### [Problem details]
Return, exactly as written, every line from the first line of the data below through the line that contains "yticks = [0, 5, 10, 15, 20, 25]".

### [Data shown]
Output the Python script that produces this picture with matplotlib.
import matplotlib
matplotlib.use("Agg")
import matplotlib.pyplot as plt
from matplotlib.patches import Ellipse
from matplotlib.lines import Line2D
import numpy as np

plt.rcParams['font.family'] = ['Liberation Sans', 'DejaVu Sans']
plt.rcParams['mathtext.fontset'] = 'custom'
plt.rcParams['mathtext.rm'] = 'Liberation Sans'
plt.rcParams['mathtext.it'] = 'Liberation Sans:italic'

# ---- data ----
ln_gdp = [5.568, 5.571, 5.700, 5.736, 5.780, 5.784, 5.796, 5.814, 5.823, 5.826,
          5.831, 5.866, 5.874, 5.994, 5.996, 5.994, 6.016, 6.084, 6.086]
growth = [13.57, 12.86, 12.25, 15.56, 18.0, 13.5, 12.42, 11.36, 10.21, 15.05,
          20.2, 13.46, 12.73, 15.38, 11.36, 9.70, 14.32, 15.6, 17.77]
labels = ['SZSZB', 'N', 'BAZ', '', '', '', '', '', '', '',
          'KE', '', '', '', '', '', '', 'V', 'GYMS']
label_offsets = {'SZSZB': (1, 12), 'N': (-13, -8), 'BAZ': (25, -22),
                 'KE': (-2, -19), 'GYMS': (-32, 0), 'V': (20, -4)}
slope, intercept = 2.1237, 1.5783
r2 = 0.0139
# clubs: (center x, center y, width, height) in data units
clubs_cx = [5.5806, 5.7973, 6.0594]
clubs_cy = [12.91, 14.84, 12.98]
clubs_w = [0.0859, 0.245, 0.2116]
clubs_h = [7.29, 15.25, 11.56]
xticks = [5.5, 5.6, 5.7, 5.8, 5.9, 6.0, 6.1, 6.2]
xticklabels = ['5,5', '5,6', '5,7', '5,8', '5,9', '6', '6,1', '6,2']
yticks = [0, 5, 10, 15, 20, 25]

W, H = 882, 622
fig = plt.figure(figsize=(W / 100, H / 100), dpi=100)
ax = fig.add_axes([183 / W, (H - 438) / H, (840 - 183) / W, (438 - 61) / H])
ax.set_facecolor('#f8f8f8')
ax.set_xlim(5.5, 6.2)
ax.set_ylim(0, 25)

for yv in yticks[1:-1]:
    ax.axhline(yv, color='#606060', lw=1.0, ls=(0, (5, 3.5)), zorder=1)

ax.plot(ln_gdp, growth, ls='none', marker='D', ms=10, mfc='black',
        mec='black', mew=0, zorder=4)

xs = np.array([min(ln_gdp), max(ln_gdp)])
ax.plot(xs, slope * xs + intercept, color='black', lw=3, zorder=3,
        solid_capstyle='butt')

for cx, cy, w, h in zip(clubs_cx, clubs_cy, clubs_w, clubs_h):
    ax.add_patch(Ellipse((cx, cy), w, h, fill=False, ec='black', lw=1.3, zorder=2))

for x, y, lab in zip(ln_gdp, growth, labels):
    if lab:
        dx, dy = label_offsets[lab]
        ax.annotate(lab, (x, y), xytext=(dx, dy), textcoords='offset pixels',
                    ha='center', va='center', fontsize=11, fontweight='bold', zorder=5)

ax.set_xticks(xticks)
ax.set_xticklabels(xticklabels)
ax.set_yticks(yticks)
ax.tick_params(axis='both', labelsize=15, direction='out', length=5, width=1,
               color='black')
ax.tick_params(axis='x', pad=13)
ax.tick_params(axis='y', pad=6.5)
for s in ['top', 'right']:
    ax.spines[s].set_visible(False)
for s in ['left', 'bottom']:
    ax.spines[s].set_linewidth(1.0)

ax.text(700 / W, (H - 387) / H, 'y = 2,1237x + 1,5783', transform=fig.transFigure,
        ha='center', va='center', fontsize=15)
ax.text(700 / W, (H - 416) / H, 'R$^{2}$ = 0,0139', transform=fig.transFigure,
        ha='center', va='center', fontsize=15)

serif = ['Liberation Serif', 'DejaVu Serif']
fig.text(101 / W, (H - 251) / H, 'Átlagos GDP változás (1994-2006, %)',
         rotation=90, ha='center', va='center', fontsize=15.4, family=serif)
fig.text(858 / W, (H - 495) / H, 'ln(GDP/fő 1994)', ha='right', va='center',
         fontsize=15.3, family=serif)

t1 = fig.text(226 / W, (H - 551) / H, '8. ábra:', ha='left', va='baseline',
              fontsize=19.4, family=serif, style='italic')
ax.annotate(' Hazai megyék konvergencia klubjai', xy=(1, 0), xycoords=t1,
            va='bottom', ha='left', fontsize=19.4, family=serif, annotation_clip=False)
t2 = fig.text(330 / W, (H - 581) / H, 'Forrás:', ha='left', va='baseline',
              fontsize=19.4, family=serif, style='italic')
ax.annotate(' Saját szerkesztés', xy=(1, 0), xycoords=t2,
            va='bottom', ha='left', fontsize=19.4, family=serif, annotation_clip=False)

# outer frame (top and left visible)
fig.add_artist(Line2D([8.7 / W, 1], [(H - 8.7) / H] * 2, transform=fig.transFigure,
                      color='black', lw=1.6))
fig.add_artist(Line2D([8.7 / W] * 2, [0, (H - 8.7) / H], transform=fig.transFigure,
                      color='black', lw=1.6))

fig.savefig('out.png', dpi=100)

### [Final answer]
Output the Python script that produces this picture with matplotlib.
import matplotlib
matplotlib.use("Agg")
import matplotlib.pyplot as plt
from matplotlib.patches import Ellipse
from matplotlib.lines import Line2D
import numpy as np

plt.rcParams['font.family'] = ['Liberation Sans', 'DejaVu Sans']
plt.rcParams['mathtext.fontset'] = 'custom'
plt.rcParams['mathtext.rm'] = 'Liberation Sans'
plt.rcParams['mathtext.it'] = 'Liberation Sans:italic'

# ---- data ----
ln_gdp = [5.568, 5.571, 5.700, 5.736, 5.780, 5.784, 5.796, 5.814, 5.823, 5.826,
          5.831, 5.866, 5.874, 5.994, 5.996, 5.994, 6.016, 6.084, 6.086]
growth = [13.57, 12.86, 12.25, 15.56, 18.0, 13.5, 12.42, 11.36, 10.21, 15.05,
          20.2, 13.46, 12.73, 15.38, 11.36, 9.70, 14.32, 15.6, 17.77]
labels = ['SZSZB', 'N', 'BAZ', '', '', '', '', '', '', '',
          'KE', '', '', '', '', '', '', 'V', 'GYMS']
label_offsets = {'SZSZB': (1, 12), 'N': (-13, -8), 'BAZ': (25, -22),
                 'KE': (-2, -19), 'GYMS': (-32, 0), 'V': (20, -4)}
slope, intercept = 2.1237, 1.5783
r2 = 0.0139
# clubs: (center x, center y, width, height) in data units
clubs_cx = [5.5806, 5.7973, 6.0594]
clubs_cy = [12.91, 14.84, 12.98]
clubs_w = [0.0859, 0.245, 0.2116]
clubs_h = [7.29, 15.25, 11.56]
xticks = [5.5, 5.6, 5.7, 5.8, 5.9, 6.0, 6.1, 6.2]
xticklabels = ['5,5', '5,6', '5,7', '5,8', '5,9', '6', '6,1', '6,2']
yticks = [0, 5, 10, 15, 20, 25]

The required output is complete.